Type: DOE OPEX
Publisher: U. S. Department of Energy, Office of Environmental Management
Published As: Public
The fire is believed to have originated in the trucks engine compartment and involved hydraulic fluid and/or diesel fuel which contacted hot surfaces on the truck, possibly the catalytic converter, and then ignited. The fire burned the engine compartment and consumed the front tires which contributed significantly to the amount of smoke and soot in the underground.
The Operator had just unloaded salt from the truck when he noticed an orange glow and then flames between the engine and the dump sections of the truck. The Operator attempted to extinguish the fire with a portable fire extinguisher stored on the truck and then by activating the salt haul trucks fire suppression system. Both attempts to extinguish the fire were unsuccessful. The Operator then used a mine phone to notified Maintenance of the fire, and his Supervisor overheard the conversation over a nearby mine phone, which can also be heard throughout the underground. Two nearby workers heard the discussion on the mine phone and, based on the urgency of the Operators voice, went to the scene to see if they could assist. They began pushing a nearby 300-pound fire extinguisher to the fire when their carbon monoxide monitor alarmed and the smoke worsened. One of the workers called the Central Monitoring Room to report the fire and smoke, and recommended evacuation of the underground.

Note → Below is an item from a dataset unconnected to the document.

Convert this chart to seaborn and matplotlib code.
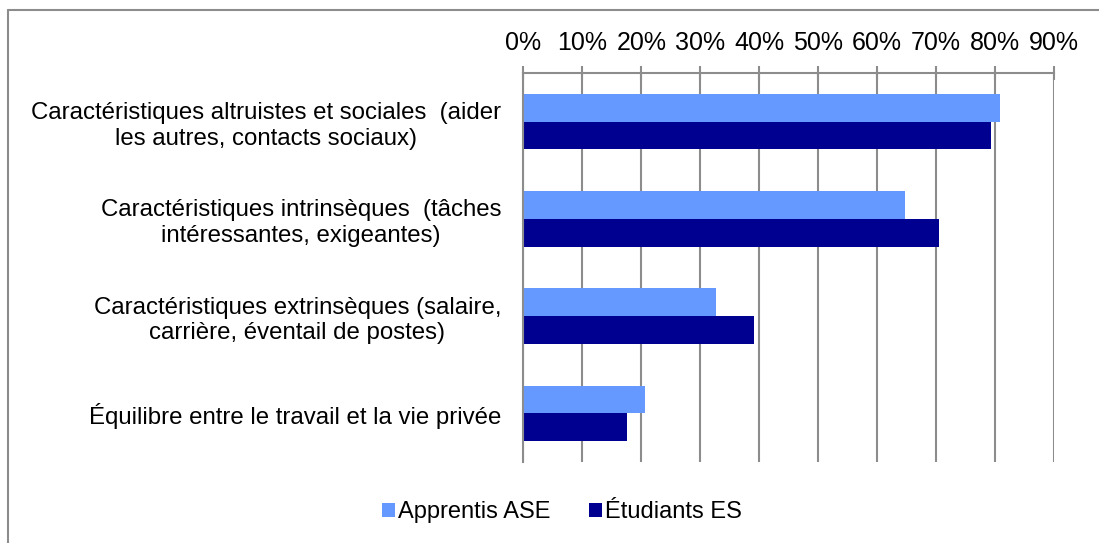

Lessons Learned: The root cause of this accident was due to the failure of Nuclear Waste Partnership LLC and the previous management and operations contractor to adequately recognize and mitigate the hazard regarding a fire in the underground. This includes recognition and removal of the buildup of combustibles through inspections and periodic preventative maintenance, and the decision to deactivate the automatic onboard fire suppression system.